What this task involves:
Repeat the material exactly, leaving nothing out.

Data:
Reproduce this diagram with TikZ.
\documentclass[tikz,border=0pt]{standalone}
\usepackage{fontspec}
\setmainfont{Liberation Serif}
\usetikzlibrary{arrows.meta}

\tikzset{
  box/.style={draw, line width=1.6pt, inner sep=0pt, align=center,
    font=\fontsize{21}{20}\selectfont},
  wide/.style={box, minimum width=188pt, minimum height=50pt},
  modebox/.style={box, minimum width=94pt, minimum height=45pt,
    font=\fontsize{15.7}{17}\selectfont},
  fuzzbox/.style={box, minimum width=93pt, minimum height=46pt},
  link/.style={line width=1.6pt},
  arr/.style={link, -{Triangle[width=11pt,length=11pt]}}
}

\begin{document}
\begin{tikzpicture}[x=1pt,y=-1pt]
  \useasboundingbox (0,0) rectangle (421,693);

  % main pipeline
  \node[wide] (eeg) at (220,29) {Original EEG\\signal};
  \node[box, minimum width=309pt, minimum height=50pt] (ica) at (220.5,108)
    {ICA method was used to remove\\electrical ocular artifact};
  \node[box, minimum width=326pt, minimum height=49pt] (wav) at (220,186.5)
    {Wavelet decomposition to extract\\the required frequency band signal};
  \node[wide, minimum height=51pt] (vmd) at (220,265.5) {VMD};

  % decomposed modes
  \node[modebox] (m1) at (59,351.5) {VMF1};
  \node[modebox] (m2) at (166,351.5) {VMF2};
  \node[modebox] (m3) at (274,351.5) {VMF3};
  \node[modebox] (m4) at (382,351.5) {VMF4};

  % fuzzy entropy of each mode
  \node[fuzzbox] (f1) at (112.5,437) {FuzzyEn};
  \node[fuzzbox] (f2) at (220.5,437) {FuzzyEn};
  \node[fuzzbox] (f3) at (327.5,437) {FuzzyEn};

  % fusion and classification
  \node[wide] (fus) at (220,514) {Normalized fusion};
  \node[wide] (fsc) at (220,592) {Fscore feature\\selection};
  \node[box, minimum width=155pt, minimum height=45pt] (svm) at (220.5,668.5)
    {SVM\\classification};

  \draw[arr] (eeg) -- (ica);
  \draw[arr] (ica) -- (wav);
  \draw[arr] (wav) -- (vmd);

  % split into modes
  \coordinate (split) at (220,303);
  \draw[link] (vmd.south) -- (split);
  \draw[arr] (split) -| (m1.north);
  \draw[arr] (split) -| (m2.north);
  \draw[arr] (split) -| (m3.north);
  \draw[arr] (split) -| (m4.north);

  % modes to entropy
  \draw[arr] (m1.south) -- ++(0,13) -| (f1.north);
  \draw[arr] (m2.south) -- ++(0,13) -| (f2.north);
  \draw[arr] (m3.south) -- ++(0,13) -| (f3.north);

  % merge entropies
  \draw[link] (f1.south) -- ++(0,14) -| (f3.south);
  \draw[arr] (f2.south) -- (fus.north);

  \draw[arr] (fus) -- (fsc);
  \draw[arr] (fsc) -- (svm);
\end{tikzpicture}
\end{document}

Task output:
Reproduce this diagram with TikZ.
\documentclass[tikz,border=0pt]{standalone}
\usepackage{fontspec}
\setmainfont{Liberation Serif}
\usetikzlibrary{arrows.meta}

\tikzset{
  box/.style={draw, line width=1.6pt, inner sep=0pt, align=center,
    font=\fontsize{21}{20}\selectfont},
  wide/.style={box, minimum width=188pt, minimum height=50pt},
  modebox/.style={box, minimum width=94pt, minimum height=45pt,
    font=\fontsize{15.7}{17}\selectfont},
  fuzzbox/.style={box, minimum width=93pt, minimum height=46pt},
  link/.style={line width=1.6pt},
  arr/.style={link, -{Triangle[width=11pt,length=11pt]}}
}

\begin{document}
\begin{tikzpicture}[x=1pt,y=-1pt]
  \useasboundingbox (0,0) rectangle (421,693);

  % main pipeline
  \node[wide] (eeg) at (220,29) {Original EEG\\signal};
  \node[box, minimum width=309pt, minimum height=50pt] (ica) at (220.5,108)
    {ICA method was used to remove\\electrical ocular artifact};
  \node[box, minimum width=326pt, minimum height=49pt] (wav) at (220,186.5)
    {Wavelet decomposition to extract\\the required frequency band signal};
  \node[wide, minimum height=51pt] (vmd) at (220,265.5) {VMD};

  % decomposed modes
  \node[modebox] (m1) at (59,351.5) {VMF1};
  \node[modebox] (m2) at (166,351.5) {VMF2};
  \node[modebox] (m3) at (274,351.5) {VMF3};
  \node[modebox] (m4) at (382,351.5) {VMF4};

  % fuzzy entropy of each mode
  \node[fuzzbox] (f1) at (112.5,437) {FuzzyEn};
  \node[fuzzbox] (f2) at (220.5,437) {FuzzyEn};
  \node[fuzzbox] (f3) at (327.5,437) {FuzzyEn};

  % fusion and classification
  \node[wide] (fus) at (220,514) {Normalized fusion};
  \node[wide] (fsc) at (220,592) {Fscore feature\\selection};
  \node[box, minimum width=155pt, minimum height=45pt] (svm) at (220.5,668.5)
    {SVM\\classification};

  \draw[arr] (eeg) -- (ica);
  \draw[arr] (ica) -- (wav);
  \draw[arr] (wav) -- (vmd);

  % split into modes
  \coordinate (split) at (220,303);
  \draw[link] (vmd.south) -- (split);
  \draw[arr] (split) -| (m1.north);
  \draw[arr] (split) -| (m2.north);
  \draw[arr] (split) -| (m3.north);
  \draw[arr] (split) -| (m4.north);

  % modes to entropy
  \draw[arr] (m1.south) -- ++(0,13) -| (f1.north);
  \draw[arr] (m2.south) -- ++(0,13) -| (f2.north);
  \draw[arr] (m3.south) -- ++(0,13) -| (f3.north);

  % merge entropies
  \draw[link] (f1.south) -- ++(0,14) -| (f3.south);
  \draw[arr] (f2.south) -- (fus.north);

  \draw[arr] (fus) -- (fsc);
  \draw[arr] (fsc) -- (svm);
\end{tikzpicture}
\end{document}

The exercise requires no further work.